_TASK BRIEF_
Restate all the material verbatim, except for the pictures.

Start

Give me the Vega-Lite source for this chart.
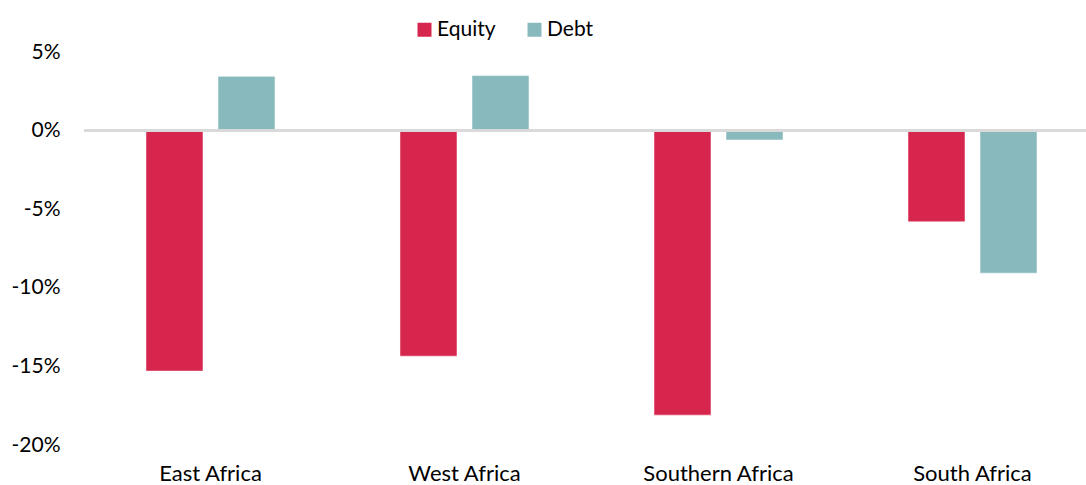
{
  "$schema": "https://vega.github.io/schema/vega-lite/v6.json",
  "autosize": {"type": "none"},
  "padding": {"left": 84, "top": 52, "right": 0, "bottom": 40},
  "width": 1015,
  "height": 393,
  "background": "white",
  "config": {
    "view": {"stroke": null},
    "font": "Lato",
    "axis": {"labelFont": "Lato", "labelColor": "#000000", "labelFontSize": 21, "grid": false, "ticks": false, "domain": false, "title": null}
  },
  "data": {
    "values": [
      {"region": "East Africa", "type": "Equity", "value": -0.153},
      {"region": "East Africa", "type": "Debt", "value": 0.0345},
      {"region": "West Africa", "type": "Equity", "value": -0.1435},
      {"region": "West Africa", "type": "Debt", "value": 0.035},
      {"region": "Southern Africa", "type": "Equity", "value": -0.181},
      {"region": "Southern Africa", "type": "Debt", "value": -0.006},
      {"region": "South Africa", "type": "Equity", "value": -0.058},
      {"region": "South Africa", "type": "Debt", "value": -0.0907}
    ]
  },
  "layer": [
    {
      "mark": {"type": "bar", "stroke": "white", "strokeWidth": 1, "strokeOpacity": 0.5},
      "encoding": {
        "x": {
          "field": "region", "type": "nominal",
          "sort": ["East Africa", "West Africa", "Southern Africa", "South Africa"],
          "scale": {"paddingInner": 0.492, "paddingOuter": 0.244},
          "axis": {"orient": "bottom", "labelAngle": 0, "labelPadding": 18, "labelFontSize": 22, "offset": 0}
        },
        "xOffset": {
          "field": "type", "type": "nominal",
          "sort": ["Equity", "Debt"],
          "scale": {"paddingInner": 0.2083, "paddingOuter": 0}
        },
        "y": {
          "field": "value", "type": "quantitative",
          "scale": {"domain": [-0.2, 0.05], "nice": false, "zero": false},
          "axis": {"format": ".0%", "labelExpr": "replace(datum.label, '−', '-')", "values": [-0.2, -0.15, -0.1, -0.05, 0, 0.05], "labelPadding": 24}
        },
        "color": {
          "field": "type", "type": "nominal",
          "sort": ["Equity", "Debt"],
          "scale": {"domain": ["Equity", "Debt"], "range": ["#d6264e", "#88babd"]},
          "legend": {
            "title": null, "orient": "none", "direction": "horizontal",
            "legendX": 330, "legendY": -33,
            "symbolType": "square", "symbolSize": 196, "symbolStrokeWidth": 0,
            "labelFontSize": 21, "labelFont": "Lato", "labelColor": "#000000",
            "columnPadding": 28, "labelOffset": 2
          }
        }
      }
    },
    {
      "mark": {"type": "rule", "color": "#d9d9d9", "strokeWidth": 2},
      "encoding": {"y": {"datum": 0, "type": "quantitative"}}
    }
  ]
}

End

_EXERCISE RESULT_
Give me the Vega-Lite source for this chart.
{
  "$schema": "https://vega.github.io/schema/vega-lite/v6.json",
  "autosize": {"type": "none"},
  "padding": {"left": 84, "top": 52, "right": 0, "bottom": 40},
  "width": 1015,
  "height": 393,
  "background": "white",
  "config": {
    "view": {"stroke": null},
    "font": "Lato",
    "axis": {"labelFont": "Lato", "labelColor": "#000000", "labelFontSize": 21, "grid": false, "ticks": false, "domain": false, "title": null}
  },
  "data": {
    "values": [
      {"region": "East Africa", "type": "Equity", "value": -0.153},
      {"region": "East Africa", "type": "Debt", "value": 0.0345},
      {"region": "West Africa", "type": "Equity", "value": -0.1435},
      {"region": "West Africa", "type": "Debt", "value": 0.035},
      {"region": "Southern Africa", "type": "Equity", "value": -0.181},
      {"region": "Southern Africa", "type": "Debt", "value": -0.006},
      {"region": "South Africa", "type": "Equity", "value": -0.058},
      {"region": "South Africa", "type": "Debt", "value": -0.0907}
    ]
  },
  "layer": [
    {
      "mark": {"type": "bar", "stroke": "white", "strokeWidth": 1, "strokeOpacity": 0.5},
      "encoding": {
        "x": {
          "field": "region", "type": "nominal",
          "sort": ["East Africa", "West Africa", "Southern Africa", "South Africa"],
          "scale": {"paddingInner": 0.492, "paddingOuter": 0.244},
          "axis": {"orient": "bottom", "labelAngle": 0, "labelPadding": 18, "labelFontSize": 22, "offset": 0}
        },
        "xOffset": {
          "field": "type", "type": "nominal",
          "sort": ["Equity", "Debt"],
          "scale": {"paddingInner": 0.2083, "paddingOuter": 0}
        },
        "y": {
          "field": "value", "type": "quantitative",
          "scale": {"domain": [-0.2, 0.05], "nice": false, "zero": false},
          "axis": {"format": ".0%", "labelExpr": "replace(datum.label, '−', '-')", "values": [-0.2, -0.15, -0.1, -0.05, 0, 0.05], "labelPadding": 24}
        },
        "color": {
          "field": "type", "type": "nominal",
          "sort": ["Equity", "Debt"],
          "scale": {"domain": ["Equity", "Debt"], "range": ["#d6264e", "#88babd"]},
          "legend": {
            "title": null, "orient": "none", "direction": "horizontal",
            "legendX": 330, "legendY": -33,
            "symbolType": "square", "symbolSize": 196, "symbolStrokeWidth": 0,
            "labelFontSize": 21, "labelFont": "Lato", "labelColor": "#000000",
            "columnPadding": 28, "labelOffset": 2
          }
        }
      }
    },
    {
      "mark": {"type": "rule", "color": "#d9d9d9", "strokeWidth": 2},
      "encoding": {"y": {"datum": 0, "type": "quantitative"}}
    }
  ]
}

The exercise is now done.